• PROBLEM STATEMENT: Without the pictures, print the lines running from the beginning of the material to the line containing "-1.05, -0.85, -0.47, -0.35]", both ends included.

• MATERIAL:

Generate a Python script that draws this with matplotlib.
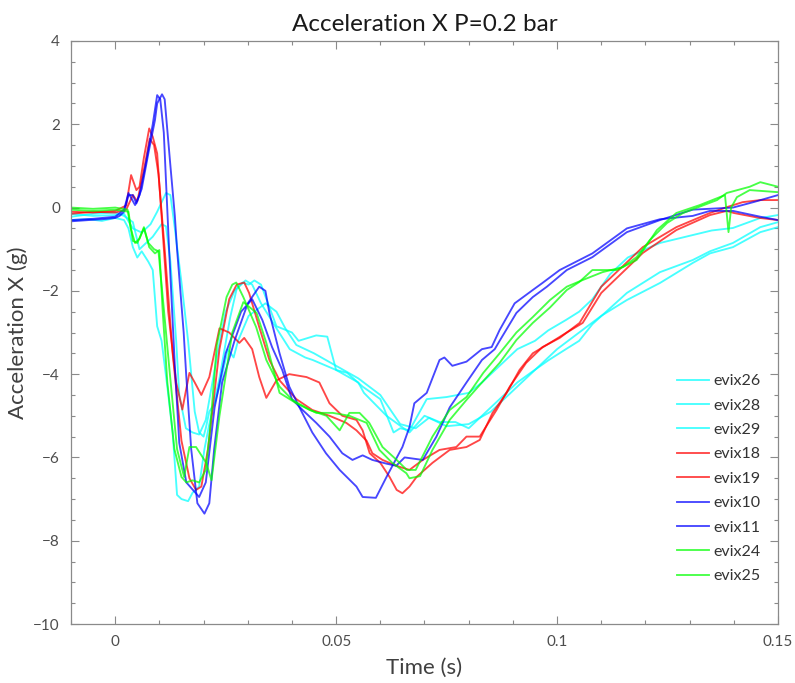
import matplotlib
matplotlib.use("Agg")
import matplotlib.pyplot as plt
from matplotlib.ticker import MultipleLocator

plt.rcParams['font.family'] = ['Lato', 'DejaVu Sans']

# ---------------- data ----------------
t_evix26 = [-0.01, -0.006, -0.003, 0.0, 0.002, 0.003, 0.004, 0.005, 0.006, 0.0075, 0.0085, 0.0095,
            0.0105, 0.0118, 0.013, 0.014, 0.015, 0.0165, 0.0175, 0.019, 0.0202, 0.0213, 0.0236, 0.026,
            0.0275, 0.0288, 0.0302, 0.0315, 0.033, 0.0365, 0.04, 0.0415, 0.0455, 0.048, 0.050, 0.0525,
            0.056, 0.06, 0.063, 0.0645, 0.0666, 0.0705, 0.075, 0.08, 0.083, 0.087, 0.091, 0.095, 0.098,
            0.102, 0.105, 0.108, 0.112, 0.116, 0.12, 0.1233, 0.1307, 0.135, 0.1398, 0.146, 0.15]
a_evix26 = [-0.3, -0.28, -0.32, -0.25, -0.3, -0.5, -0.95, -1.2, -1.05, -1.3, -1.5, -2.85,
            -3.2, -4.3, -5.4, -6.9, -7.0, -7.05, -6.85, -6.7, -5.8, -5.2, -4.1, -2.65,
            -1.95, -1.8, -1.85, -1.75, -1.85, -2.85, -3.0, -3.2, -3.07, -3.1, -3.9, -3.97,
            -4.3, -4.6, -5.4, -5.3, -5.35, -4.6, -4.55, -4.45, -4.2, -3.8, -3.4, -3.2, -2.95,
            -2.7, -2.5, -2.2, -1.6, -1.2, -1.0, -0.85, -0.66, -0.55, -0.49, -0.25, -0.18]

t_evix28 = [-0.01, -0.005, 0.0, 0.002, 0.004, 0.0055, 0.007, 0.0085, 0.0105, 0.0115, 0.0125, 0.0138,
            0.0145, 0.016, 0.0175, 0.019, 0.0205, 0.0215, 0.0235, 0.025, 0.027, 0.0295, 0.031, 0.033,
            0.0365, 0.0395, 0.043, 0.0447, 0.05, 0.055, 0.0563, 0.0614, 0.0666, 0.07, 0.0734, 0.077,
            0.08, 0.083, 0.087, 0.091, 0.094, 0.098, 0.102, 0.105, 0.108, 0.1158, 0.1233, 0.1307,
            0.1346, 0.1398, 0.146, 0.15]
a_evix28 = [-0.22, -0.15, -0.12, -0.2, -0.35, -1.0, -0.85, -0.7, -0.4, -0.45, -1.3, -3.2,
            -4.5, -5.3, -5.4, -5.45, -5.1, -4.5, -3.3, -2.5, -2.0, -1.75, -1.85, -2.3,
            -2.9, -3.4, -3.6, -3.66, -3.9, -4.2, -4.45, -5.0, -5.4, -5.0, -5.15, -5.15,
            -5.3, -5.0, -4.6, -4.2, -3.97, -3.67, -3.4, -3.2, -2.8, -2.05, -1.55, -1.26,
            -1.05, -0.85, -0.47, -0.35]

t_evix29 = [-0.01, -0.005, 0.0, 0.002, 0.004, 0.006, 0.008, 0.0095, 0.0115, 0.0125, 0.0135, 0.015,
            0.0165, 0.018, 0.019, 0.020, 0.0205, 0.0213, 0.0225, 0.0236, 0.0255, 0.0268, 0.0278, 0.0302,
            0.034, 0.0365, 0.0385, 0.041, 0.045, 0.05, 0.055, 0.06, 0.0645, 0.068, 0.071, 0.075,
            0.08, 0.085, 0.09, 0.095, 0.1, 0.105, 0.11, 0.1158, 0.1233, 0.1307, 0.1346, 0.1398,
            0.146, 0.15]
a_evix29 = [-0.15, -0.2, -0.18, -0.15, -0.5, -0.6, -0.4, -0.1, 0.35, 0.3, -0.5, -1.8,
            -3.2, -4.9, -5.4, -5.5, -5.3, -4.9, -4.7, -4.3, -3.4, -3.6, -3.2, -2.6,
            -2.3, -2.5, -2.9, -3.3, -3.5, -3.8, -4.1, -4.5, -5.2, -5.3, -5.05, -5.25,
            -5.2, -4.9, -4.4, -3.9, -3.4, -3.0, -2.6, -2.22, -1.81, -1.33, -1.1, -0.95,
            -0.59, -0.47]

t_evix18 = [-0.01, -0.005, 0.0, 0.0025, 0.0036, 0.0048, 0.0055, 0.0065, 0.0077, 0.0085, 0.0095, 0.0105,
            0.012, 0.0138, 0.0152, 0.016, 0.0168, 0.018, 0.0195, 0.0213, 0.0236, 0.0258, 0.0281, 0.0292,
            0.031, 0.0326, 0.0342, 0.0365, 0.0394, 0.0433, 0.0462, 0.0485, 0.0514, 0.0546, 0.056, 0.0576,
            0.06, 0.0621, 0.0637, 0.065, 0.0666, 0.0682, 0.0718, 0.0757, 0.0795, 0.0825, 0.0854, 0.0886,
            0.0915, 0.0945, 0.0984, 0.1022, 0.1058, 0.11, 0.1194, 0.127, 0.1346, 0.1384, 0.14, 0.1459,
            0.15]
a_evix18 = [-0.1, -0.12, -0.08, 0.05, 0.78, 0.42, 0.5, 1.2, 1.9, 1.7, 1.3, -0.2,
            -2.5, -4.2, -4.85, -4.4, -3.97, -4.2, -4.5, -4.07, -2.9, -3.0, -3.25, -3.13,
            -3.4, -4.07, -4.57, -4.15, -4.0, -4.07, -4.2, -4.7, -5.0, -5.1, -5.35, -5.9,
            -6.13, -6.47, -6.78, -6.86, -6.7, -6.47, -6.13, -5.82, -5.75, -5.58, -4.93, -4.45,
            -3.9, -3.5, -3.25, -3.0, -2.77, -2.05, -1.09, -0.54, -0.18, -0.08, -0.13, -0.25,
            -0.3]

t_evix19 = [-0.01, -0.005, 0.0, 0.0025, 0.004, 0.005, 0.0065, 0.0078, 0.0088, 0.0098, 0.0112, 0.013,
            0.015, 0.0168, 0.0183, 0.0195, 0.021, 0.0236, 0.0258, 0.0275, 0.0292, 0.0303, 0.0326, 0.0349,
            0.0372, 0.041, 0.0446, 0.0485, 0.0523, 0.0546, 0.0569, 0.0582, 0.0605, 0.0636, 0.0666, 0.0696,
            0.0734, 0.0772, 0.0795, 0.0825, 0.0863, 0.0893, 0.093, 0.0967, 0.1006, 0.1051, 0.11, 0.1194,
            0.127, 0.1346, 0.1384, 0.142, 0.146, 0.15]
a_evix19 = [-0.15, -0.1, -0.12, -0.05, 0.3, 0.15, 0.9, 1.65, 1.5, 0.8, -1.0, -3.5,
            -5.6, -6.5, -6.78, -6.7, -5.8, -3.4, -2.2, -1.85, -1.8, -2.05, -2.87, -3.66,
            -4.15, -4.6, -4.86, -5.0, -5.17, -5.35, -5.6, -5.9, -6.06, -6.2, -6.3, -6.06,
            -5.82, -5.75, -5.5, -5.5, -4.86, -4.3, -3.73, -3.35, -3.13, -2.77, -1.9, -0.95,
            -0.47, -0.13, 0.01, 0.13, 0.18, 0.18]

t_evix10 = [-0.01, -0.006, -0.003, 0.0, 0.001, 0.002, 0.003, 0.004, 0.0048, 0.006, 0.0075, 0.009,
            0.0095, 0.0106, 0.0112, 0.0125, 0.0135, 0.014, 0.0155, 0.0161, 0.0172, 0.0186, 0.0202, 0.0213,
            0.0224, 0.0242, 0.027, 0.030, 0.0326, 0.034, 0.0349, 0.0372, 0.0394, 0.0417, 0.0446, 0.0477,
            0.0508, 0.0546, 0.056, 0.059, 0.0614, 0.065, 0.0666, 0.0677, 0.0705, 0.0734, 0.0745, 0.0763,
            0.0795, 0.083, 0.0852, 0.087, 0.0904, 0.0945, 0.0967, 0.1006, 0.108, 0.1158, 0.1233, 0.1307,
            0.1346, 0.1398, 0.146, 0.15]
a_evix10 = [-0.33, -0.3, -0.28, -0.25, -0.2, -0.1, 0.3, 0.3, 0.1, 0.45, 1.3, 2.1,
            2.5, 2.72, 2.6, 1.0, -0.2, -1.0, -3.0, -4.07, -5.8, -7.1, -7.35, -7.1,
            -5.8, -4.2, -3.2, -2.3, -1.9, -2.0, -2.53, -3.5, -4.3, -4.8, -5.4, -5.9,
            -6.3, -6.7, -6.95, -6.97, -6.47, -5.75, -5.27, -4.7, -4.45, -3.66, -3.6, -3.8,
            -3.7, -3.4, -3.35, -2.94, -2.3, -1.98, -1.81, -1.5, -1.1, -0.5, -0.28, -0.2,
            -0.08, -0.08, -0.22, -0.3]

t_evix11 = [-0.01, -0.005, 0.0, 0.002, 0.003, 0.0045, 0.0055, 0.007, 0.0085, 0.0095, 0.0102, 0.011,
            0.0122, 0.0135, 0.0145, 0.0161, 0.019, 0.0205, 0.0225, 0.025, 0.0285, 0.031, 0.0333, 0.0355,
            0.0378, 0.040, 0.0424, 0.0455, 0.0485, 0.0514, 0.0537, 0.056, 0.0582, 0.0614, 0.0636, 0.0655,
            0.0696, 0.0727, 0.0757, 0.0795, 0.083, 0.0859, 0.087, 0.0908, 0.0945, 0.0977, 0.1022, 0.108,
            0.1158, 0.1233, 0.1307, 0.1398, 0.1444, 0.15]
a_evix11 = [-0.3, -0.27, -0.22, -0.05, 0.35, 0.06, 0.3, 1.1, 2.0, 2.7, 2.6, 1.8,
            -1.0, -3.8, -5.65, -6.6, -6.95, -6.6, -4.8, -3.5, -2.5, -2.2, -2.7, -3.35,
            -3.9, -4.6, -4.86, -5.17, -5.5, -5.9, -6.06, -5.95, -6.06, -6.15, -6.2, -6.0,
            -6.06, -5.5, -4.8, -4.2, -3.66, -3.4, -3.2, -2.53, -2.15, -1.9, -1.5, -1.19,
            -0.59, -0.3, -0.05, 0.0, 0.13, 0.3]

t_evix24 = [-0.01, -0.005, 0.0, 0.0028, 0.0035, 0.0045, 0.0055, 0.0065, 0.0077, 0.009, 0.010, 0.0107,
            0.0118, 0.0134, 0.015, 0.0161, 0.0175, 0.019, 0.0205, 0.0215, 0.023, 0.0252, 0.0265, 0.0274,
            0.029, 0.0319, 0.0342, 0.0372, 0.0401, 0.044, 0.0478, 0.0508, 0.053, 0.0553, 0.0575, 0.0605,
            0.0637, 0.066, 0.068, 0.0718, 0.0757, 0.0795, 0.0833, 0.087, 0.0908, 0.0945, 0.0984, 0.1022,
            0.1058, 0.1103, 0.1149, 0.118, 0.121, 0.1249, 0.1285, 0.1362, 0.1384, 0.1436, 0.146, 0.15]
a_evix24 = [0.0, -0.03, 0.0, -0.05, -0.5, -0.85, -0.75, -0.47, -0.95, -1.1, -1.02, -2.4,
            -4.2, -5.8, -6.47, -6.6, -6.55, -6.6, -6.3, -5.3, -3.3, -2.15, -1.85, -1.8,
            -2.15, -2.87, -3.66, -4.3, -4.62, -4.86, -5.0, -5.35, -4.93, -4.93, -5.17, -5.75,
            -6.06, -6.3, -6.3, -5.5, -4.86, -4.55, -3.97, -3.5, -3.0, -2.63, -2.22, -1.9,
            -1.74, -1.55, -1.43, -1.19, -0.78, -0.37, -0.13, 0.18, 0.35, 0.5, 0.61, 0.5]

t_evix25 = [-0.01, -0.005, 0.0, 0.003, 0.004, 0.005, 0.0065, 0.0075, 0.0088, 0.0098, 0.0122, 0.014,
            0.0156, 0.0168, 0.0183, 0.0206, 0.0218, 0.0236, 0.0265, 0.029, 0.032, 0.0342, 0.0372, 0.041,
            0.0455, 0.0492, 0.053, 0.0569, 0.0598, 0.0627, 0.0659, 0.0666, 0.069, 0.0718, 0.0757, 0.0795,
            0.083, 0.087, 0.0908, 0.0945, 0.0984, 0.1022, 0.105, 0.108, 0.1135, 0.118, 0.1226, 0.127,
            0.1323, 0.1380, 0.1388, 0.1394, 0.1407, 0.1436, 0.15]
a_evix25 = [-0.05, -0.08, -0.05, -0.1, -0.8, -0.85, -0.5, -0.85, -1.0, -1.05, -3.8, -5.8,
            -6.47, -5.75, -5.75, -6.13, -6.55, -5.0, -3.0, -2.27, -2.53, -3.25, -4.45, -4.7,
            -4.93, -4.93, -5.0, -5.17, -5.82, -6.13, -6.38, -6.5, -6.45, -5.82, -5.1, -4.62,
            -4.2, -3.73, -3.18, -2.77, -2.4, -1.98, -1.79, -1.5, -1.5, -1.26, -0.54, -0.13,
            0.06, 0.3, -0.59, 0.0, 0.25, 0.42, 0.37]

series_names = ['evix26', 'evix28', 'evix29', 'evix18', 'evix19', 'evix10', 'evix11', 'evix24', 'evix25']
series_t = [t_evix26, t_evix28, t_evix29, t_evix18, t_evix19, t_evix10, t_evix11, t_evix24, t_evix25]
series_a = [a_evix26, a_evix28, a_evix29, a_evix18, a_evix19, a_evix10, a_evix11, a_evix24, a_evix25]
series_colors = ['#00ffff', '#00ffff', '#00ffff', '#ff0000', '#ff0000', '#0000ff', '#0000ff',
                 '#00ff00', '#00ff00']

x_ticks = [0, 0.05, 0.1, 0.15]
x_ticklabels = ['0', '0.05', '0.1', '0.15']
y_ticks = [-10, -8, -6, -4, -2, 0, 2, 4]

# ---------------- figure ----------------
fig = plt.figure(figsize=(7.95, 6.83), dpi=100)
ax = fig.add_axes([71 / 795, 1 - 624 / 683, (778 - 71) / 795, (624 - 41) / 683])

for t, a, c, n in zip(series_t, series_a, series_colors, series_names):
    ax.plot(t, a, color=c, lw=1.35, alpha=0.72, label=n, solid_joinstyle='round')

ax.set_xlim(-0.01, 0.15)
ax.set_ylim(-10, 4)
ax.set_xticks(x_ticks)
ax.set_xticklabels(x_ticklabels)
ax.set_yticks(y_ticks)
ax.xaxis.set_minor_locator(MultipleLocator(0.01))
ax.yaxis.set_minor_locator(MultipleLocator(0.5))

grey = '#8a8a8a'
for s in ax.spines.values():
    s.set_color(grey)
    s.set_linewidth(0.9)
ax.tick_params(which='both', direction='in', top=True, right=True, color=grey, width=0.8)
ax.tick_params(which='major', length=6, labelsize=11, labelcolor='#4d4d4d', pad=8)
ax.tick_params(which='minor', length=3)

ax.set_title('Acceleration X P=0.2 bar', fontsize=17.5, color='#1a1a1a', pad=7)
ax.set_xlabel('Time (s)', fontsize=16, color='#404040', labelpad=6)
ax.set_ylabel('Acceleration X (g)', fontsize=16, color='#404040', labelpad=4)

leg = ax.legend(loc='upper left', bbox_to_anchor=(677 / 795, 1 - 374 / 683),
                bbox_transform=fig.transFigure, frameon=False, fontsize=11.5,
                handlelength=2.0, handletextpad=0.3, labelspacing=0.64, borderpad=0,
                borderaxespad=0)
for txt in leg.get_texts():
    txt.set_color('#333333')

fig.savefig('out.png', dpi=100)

• CORRECT ANSWER:
Generate a Python script that draws this with matplotlib.
import matplotlib
matplotlib.use("Agg")
import matplotlib.pyplot as plt
from matplotlib.ticker import MultipleLocator

plt.rcParams['font.family'] = ['Lato', 'DejaVu Sans']

# ---------------- data ----------------
t_evix26 = [-0.01, -0.006, -0.003, 0.0, 0.002, 0.003, 0.004, 0.005, 0.006, 0.0075, 0.0085, 0.0095,
            0.0105, 0.0118, 0.013, 0.014, 0.015, 0.0165, 0.0175, 0.019, 0.0202, 0.0213, 0.0236, 0.026,
            0.0275, 0.0288, 0.0302, 0.0315, 0.033, 0.0365, 0.04, 0.0415, 0.0455, 0.048, 0.050, 0.0525,
            0.056, 0.06, 0.063, 0.0645, 0.0666, 0.0705, 0.075, 0.08, 0.083, 0.087, 0.091, 0.095, 0.098,
            0.102, 0.105, 0.108, 0.112, 0.116, 0.12, 0.1233, 0.1307, 0.135, 0.1398, 0.146, 0.15]
a_evix26 = [-0.3, -0.28, -0.32, -0.25, -0.3, -0.5, -0.95, -1.2, -1.05, -1.3, -1.5, -2.85,
            -3.2, -4.3, -5.4, -6.9, -7.0, -7.05, -6.85, -6.7, -5.8, -5.2, -4.1, -2.65,
            -1.95, -1.8, -1.85, -1.75, -1.85, -2.85, -3.0, -3.2, -3.07, -3.1, -3.9, -3.97,
            -4.3, -4.6, -5.4, -5.3, -5.35, -4.6, -4.55, -4.45, -4.2, -3.8, -3.4, -3.2, -2.95,
            -2.7, -2.5, -2.2, -1.6, -1.2, -1.0, -0.85, -0.66, -0.55, -0.49, -0.25, -0.18]

t_evix28 = [-0.01, -0.005, 0.0, 0.002, 0.004, 0.0055, 0.007, 0.0085, 0.0105, 0.0115, 0.0125, 0.0138,
            0.0145, 0.016, 0.0175, 0.019, 0.0205, 0.0215, 0.0235, 0.025, 0.027, 0.0295, 0.031, 0.033,
            0.0365, 0.0395, 0.043, 0.0447, 0.05, 0.055, 0.0563, 0.0614, 0.0666, 0.07, 0.0734, 0.077,
            0.08, 0.083, 0.087, 0.091, 0.094, 0.098, 0.102, 0.105, 0.108, 0.1158, 0.1233, 0.1307,
            0.1346, 0.1398, 0.146, 0.15]
a_evix28 = [-0.22, -0.15, -0.12, -0.2, -0.35, -1.0, -0.85, -0.7, -0.4, -0.45, -1.3, -3.2,
            -4.5, -5.3, -5.4, -5.45, -5.1, -4.5, -3.3, -2.5, -2.0, -1.75, -1.85, -2.3,
            -2.9, -3.4, -3.6, -3.66, -3.9, -4.2, -4.45, -5.0, -5.4, -5.0, -5.15, -5.15,
            -5.3, -5.0, -4.6, -4.2, -3.97, -3.67, -3.4, -3.2, -2.8, -2.05, -1.55, -1.26,
            -1.05, -0.85, -0.47, -0.35]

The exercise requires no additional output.